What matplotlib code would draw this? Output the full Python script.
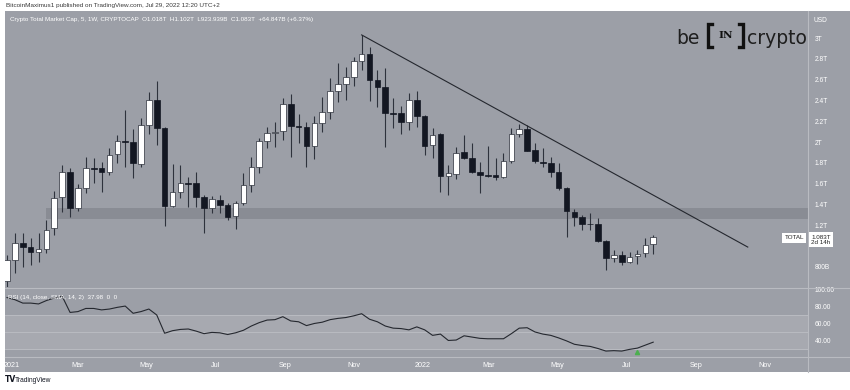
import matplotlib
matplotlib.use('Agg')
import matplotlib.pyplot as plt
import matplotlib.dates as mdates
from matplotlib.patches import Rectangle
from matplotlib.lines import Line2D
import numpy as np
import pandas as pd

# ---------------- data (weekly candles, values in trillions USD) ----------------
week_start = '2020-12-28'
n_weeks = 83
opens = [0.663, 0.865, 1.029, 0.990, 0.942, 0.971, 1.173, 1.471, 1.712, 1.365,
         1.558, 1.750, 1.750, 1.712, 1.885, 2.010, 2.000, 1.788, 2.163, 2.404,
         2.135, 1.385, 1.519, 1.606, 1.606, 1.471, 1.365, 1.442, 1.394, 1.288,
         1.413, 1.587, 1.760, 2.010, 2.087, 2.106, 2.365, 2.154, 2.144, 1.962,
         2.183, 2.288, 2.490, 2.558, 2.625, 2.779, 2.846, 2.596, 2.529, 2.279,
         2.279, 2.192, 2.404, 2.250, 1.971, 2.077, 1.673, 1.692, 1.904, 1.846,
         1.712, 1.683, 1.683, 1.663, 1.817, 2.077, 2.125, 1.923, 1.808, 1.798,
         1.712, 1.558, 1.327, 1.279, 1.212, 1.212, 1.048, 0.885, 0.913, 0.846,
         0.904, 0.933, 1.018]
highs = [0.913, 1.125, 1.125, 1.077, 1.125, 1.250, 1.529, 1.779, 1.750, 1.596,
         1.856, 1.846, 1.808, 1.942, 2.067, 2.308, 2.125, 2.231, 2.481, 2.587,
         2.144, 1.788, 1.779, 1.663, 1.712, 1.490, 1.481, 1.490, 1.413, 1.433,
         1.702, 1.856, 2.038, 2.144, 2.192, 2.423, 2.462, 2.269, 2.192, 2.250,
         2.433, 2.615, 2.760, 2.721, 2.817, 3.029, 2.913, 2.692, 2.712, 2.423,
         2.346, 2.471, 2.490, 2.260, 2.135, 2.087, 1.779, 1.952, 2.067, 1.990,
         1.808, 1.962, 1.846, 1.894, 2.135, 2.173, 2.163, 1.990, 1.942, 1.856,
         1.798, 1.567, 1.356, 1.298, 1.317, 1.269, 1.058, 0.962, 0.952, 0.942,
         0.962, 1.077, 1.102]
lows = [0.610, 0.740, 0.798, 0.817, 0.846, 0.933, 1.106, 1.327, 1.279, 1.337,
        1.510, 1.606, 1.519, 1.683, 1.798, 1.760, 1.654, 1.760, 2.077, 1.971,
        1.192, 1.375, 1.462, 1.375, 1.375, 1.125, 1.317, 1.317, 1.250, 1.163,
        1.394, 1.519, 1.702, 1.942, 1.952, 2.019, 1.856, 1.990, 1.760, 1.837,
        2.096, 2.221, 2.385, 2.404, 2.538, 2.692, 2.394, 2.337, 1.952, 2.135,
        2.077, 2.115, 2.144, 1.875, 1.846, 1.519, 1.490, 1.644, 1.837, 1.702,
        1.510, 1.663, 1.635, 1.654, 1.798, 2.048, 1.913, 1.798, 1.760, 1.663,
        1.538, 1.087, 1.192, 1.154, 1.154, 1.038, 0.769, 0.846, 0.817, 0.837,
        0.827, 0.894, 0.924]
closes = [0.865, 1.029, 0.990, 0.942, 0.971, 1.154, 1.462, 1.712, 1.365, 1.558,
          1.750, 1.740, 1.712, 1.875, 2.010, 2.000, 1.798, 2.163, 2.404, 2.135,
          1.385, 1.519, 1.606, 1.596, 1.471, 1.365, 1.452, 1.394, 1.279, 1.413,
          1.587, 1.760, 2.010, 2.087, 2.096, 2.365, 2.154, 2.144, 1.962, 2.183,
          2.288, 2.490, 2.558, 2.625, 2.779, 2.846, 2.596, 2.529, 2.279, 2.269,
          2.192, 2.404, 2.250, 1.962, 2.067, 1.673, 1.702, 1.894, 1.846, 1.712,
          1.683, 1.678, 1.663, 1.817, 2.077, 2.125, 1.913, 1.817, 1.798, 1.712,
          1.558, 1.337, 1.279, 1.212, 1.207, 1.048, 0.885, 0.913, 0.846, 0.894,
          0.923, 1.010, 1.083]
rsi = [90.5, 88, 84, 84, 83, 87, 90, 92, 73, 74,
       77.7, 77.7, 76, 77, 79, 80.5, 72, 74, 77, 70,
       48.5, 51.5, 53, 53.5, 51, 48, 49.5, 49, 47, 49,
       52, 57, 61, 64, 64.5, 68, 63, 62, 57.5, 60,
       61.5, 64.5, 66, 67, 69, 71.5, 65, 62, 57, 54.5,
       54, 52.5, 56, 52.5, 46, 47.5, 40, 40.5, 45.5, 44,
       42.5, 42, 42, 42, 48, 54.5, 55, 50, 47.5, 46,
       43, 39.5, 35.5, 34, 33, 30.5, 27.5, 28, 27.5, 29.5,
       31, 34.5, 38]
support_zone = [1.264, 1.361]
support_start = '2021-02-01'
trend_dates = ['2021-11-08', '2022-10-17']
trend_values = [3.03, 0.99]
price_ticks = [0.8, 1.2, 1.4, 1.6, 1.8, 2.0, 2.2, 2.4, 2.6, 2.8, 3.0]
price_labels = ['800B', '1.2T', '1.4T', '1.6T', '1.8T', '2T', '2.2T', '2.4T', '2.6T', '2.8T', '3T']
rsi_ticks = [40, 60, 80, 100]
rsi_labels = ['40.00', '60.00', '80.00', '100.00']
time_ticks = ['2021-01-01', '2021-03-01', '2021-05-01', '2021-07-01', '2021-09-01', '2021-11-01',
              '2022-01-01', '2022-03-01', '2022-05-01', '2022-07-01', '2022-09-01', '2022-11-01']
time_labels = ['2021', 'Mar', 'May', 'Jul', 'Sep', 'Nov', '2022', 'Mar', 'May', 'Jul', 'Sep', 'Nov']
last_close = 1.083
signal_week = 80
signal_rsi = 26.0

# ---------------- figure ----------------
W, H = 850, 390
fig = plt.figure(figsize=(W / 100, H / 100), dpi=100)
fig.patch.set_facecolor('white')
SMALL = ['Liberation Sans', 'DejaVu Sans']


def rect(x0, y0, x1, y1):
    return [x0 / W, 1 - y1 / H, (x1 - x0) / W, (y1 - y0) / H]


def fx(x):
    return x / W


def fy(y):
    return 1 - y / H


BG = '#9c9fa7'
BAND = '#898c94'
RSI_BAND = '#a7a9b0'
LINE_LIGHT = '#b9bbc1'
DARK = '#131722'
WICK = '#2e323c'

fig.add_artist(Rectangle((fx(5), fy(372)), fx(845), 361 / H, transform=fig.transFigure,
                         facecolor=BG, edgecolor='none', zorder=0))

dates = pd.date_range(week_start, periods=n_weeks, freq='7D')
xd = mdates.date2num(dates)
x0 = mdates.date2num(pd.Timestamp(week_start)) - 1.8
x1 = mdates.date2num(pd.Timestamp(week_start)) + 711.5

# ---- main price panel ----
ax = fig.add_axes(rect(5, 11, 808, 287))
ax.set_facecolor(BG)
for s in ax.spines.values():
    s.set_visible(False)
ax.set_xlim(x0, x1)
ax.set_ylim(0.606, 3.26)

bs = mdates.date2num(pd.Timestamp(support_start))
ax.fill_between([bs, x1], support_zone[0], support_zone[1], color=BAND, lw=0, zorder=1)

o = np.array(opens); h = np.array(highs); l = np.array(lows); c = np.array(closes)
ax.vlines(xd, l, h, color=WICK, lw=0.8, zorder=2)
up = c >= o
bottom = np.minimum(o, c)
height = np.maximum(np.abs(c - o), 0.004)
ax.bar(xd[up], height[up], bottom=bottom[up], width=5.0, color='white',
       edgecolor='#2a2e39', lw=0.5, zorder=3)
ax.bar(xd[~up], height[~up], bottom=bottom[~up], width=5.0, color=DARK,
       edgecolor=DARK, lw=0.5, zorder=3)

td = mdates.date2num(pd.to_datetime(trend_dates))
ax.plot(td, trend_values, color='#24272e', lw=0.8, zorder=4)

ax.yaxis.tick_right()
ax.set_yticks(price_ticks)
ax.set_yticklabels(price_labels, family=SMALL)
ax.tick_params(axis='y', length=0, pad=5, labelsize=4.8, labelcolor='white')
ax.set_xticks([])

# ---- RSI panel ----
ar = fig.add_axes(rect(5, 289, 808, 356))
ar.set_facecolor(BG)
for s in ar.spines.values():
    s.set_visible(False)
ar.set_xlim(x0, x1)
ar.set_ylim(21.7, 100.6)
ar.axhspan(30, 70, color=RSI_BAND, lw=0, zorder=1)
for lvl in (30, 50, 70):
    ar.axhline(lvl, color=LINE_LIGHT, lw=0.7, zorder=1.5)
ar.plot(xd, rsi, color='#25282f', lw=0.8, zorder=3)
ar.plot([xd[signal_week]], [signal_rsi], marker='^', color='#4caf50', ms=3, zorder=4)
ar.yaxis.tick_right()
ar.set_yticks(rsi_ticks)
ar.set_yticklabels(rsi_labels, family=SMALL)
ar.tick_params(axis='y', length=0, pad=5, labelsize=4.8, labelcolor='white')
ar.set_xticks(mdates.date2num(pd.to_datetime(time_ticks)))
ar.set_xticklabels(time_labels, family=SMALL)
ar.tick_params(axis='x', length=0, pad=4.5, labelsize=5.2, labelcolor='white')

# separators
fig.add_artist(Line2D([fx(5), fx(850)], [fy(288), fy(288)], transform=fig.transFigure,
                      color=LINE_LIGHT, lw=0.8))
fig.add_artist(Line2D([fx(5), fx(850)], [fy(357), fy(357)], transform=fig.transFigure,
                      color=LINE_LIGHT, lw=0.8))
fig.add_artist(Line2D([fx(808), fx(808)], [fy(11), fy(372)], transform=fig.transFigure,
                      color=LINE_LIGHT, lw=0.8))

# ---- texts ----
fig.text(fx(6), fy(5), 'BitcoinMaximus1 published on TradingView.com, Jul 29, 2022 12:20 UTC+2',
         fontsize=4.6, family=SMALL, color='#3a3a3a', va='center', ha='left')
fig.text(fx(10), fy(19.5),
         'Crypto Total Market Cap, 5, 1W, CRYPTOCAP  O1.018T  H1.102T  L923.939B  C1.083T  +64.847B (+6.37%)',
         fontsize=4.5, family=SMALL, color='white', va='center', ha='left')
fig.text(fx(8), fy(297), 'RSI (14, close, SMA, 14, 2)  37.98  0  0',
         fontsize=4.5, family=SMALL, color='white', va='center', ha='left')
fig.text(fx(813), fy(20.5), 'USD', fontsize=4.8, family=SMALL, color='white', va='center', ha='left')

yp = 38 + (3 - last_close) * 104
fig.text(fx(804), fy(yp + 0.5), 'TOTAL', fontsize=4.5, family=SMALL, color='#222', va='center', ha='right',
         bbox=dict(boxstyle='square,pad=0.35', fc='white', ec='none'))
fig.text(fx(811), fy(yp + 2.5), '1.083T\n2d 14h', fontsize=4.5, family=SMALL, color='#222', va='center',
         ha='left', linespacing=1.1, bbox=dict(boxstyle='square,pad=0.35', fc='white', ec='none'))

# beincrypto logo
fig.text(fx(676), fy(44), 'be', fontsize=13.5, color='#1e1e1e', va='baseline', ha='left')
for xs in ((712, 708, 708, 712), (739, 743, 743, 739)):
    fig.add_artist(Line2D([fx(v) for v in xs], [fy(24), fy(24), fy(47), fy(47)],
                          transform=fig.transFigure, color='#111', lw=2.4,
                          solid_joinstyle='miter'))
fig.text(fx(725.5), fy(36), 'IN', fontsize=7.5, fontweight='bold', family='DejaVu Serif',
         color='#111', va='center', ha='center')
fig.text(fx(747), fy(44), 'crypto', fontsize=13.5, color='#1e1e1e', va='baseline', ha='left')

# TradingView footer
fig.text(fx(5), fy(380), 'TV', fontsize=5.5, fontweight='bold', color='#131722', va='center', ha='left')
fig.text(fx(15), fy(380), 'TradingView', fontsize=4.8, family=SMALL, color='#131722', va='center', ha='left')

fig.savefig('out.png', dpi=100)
---
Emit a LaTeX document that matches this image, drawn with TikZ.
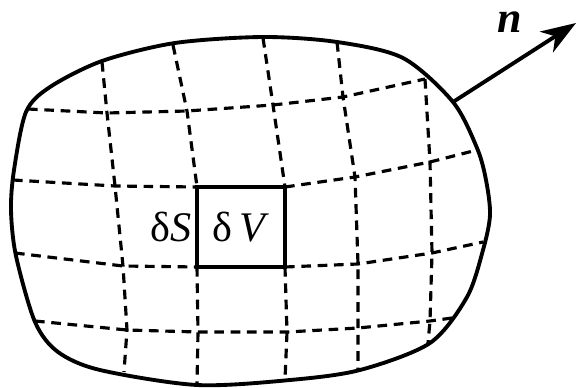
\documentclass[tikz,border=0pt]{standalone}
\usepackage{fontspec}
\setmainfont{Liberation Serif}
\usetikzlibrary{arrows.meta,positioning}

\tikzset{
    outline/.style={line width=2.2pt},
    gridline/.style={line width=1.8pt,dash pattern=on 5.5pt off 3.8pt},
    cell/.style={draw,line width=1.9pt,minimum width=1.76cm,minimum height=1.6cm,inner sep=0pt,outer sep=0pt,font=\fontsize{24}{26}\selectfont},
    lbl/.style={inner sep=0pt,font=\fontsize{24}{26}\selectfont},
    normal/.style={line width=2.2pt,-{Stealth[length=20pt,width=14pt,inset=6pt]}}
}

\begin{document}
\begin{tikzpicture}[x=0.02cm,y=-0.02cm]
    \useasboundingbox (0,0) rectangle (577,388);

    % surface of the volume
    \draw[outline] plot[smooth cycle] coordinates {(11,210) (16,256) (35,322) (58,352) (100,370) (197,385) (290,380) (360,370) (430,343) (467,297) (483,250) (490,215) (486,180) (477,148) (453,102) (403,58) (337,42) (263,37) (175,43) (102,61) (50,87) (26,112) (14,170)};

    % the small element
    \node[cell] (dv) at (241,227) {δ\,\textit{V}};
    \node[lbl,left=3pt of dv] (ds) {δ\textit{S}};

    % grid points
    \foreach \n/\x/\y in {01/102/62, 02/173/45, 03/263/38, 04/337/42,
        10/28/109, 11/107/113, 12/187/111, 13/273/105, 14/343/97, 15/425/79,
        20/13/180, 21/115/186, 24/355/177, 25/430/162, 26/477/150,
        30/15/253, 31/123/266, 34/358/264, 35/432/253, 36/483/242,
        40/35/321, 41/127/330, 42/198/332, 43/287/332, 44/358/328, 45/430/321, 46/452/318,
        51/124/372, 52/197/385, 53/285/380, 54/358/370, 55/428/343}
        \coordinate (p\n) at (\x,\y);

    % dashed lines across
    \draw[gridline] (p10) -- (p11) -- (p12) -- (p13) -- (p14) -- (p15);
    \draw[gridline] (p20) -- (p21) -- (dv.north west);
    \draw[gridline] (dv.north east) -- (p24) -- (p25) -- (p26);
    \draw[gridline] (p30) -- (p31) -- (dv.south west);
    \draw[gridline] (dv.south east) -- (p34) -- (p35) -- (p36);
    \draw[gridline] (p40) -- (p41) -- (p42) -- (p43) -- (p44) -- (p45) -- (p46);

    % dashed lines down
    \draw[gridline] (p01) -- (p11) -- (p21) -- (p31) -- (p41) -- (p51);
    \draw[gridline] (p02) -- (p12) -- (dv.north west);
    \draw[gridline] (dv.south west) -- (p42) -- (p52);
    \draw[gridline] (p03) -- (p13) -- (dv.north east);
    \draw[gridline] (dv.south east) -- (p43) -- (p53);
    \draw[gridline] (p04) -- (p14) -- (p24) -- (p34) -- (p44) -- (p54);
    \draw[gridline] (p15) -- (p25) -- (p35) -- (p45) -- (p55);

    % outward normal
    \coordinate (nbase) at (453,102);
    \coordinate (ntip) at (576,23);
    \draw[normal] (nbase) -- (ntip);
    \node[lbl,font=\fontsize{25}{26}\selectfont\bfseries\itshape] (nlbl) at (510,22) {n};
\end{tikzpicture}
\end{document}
---
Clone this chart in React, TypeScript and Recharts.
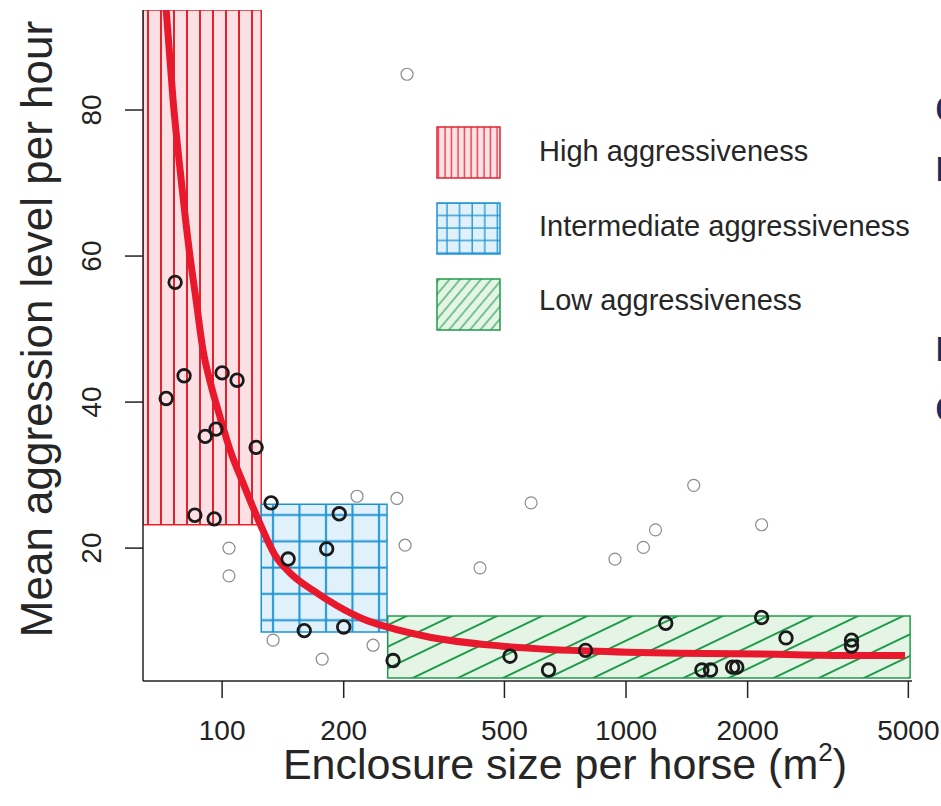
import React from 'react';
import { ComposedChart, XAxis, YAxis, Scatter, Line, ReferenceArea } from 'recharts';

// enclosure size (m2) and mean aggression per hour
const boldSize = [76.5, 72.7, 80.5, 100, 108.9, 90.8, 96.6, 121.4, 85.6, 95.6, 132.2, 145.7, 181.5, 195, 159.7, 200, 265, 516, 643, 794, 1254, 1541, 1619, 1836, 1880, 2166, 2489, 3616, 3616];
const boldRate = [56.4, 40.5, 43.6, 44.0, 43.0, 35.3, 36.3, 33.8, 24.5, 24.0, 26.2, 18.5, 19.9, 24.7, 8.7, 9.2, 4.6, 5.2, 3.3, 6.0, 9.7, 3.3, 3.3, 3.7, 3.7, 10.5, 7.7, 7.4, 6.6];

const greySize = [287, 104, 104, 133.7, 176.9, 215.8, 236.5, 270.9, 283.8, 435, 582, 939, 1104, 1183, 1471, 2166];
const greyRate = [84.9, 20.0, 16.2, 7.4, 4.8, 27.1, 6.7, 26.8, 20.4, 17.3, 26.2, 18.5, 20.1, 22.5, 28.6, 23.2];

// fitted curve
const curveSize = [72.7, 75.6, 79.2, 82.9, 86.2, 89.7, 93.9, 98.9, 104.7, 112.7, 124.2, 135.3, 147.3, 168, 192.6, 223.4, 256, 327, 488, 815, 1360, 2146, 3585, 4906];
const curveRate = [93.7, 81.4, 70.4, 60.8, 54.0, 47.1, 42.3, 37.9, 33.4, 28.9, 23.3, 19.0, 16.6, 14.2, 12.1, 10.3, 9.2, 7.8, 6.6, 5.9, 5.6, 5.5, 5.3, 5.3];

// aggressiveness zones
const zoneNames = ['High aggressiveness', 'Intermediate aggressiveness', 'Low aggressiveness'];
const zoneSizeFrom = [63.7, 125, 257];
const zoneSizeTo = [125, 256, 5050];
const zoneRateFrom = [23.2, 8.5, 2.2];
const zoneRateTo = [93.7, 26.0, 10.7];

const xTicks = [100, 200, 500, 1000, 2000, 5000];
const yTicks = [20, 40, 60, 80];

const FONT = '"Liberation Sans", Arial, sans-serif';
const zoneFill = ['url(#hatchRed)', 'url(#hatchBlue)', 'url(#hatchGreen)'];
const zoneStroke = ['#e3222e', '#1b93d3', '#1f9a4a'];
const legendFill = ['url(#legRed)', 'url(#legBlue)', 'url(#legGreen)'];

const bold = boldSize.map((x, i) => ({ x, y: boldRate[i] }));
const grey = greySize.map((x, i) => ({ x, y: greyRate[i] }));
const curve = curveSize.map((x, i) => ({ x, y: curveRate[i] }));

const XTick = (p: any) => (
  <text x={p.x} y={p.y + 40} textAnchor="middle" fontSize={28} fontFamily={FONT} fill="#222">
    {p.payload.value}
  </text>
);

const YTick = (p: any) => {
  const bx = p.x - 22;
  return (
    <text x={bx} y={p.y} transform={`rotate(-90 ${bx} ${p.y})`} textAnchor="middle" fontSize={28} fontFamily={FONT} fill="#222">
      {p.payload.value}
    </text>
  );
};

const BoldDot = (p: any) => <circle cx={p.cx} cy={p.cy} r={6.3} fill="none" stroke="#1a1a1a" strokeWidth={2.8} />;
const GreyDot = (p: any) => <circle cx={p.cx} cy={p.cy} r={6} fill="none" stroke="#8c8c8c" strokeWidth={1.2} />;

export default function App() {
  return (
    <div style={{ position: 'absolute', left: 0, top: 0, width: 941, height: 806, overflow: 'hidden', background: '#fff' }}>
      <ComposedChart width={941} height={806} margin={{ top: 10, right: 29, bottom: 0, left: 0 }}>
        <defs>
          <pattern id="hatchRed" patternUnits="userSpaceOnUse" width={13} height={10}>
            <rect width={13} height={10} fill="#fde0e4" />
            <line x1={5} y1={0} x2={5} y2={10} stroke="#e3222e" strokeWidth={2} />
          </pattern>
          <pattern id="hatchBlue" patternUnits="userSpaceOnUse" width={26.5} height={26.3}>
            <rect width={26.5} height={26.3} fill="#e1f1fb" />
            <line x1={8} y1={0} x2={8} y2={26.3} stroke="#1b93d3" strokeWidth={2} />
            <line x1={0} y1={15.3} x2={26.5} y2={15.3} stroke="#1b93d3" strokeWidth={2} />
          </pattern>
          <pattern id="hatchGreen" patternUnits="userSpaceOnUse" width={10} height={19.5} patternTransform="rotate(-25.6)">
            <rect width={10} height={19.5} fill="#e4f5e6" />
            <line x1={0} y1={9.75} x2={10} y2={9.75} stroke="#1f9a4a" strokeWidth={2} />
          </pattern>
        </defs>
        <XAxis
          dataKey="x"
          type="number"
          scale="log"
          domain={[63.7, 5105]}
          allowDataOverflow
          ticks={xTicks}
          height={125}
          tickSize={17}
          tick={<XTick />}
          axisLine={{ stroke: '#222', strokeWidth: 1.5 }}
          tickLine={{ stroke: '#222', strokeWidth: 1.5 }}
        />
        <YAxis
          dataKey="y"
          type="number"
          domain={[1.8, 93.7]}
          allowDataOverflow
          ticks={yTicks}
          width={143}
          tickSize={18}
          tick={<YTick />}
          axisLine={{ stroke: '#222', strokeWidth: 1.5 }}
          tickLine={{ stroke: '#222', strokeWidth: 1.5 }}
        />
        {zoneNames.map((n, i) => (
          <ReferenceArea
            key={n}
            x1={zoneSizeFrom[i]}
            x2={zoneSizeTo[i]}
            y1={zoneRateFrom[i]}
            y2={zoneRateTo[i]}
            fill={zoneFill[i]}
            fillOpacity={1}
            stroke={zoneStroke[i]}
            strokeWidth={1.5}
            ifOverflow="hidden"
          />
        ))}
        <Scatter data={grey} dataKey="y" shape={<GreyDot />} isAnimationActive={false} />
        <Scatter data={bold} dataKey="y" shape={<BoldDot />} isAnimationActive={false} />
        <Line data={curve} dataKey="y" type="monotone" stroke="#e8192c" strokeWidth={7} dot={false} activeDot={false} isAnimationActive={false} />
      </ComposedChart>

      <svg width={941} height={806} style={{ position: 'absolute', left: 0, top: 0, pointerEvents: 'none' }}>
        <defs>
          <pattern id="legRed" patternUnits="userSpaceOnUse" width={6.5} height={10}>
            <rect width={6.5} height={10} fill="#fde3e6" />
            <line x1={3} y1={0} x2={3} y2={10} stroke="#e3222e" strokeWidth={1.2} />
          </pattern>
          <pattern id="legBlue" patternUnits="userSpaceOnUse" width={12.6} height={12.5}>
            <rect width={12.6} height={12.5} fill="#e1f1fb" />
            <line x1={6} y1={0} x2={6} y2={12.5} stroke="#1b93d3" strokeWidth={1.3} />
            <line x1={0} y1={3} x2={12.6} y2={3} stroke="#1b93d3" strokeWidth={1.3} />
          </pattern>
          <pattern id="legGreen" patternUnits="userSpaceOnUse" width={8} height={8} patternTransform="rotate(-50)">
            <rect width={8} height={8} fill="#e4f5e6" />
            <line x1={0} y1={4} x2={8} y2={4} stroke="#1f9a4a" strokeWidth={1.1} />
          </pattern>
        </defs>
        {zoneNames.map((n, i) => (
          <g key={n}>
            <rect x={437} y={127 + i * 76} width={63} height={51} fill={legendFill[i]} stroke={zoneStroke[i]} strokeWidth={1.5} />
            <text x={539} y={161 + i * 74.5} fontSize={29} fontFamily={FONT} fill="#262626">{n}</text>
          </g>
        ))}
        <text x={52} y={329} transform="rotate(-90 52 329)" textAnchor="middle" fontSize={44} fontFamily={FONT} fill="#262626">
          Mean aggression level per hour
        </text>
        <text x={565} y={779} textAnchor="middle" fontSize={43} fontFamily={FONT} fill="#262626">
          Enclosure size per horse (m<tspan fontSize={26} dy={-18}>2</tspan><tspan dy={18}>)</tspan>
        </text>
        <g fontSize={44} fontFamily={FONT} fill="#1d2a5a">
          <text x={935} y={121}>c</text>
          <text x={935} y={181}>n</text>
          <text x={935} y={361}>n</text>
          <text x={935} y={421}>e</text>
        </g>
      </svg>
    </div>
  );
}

To do: Your first line is the one with "Emit a LaTeX", and your last is the one with "(p\n) at (\x,\y);". Copy those and every line between them exactly, without any pictures.

Response to the exercise:
Emit a LaTeX document that matches this image, drawn with TikZ.
\documentclass[tikz,border=0pt]{standalone}
\usepackage{fontspec}
\setmainfont{Liberation Serif}
\usetikzlibrary{arrows.meta,positioning}

\tikzset{
    outline/.style={line width=2.2pt},
    gridline/.style={line width=1.8pt,dash pattern=on 5.5pt off 3.8pt},
    cell/.style={draw,line width=1.9pt,minimum width=1.76cm,minimum height=1.6cm,inner sep=0pt,outer sep=0pt,font=\fontsize{24}{26}\selectfont},
    lbl/.style={inner sep=0pt,font=\fontsize{24}{26}\selectfont},
    normal/.style={line width=2.2pt,-{Stealth[length=20pt,width=14pt,inset=6pt]}}
}

\begin{document}
\begin{tikzpicture}[x=0.02cm,y=-0.02cm]
    \useasboundingbox (0,0) rectangle (577,388);

    % surface of the volume
    \draw[outline] plot[smooth cycle] coordinates {(11,210) (16,256) (35,322) (58,352) (100,370) (197,385) (290,380) (360,370) (430,343) (467,297) (483,250) (490,215) (486,180) (477,148) (453,102) (403,58) (337,42) (263,37) (175,43) (102,61) (50,87) (26,112) (14,170)};

    % the small element
    \node[cell] (dv) at (241,227) {δ\,\textit{V}};
    \node[lbl,left=3pt of dv] (ds) {δ\textit{S}};

    % grid points
    \foreach \n/\x/\y in {01/102/62, 02/173/45, 03/263/38, 04/337/42,
        10/28/109, 11/107/113, 12/187/111, 13/273/105, 14/343/97, 15/425/79,
        20/13/180, 21/115/186, 24/355/177, 25/430/162, 26/477/150,
        30/15/253, 31/123/266, 34/358/264, 35/432/253, 36/483/242,
        40/35/321, 41/127/330, 42/198/332, 43/287/332, 44/358/328, 45/430/321, 46/452/318,
        51/124/372, 52/197/385, 53/285/380, 54/358/370, 55/428/343}
        \coordinate (p\n) at (\x,\y);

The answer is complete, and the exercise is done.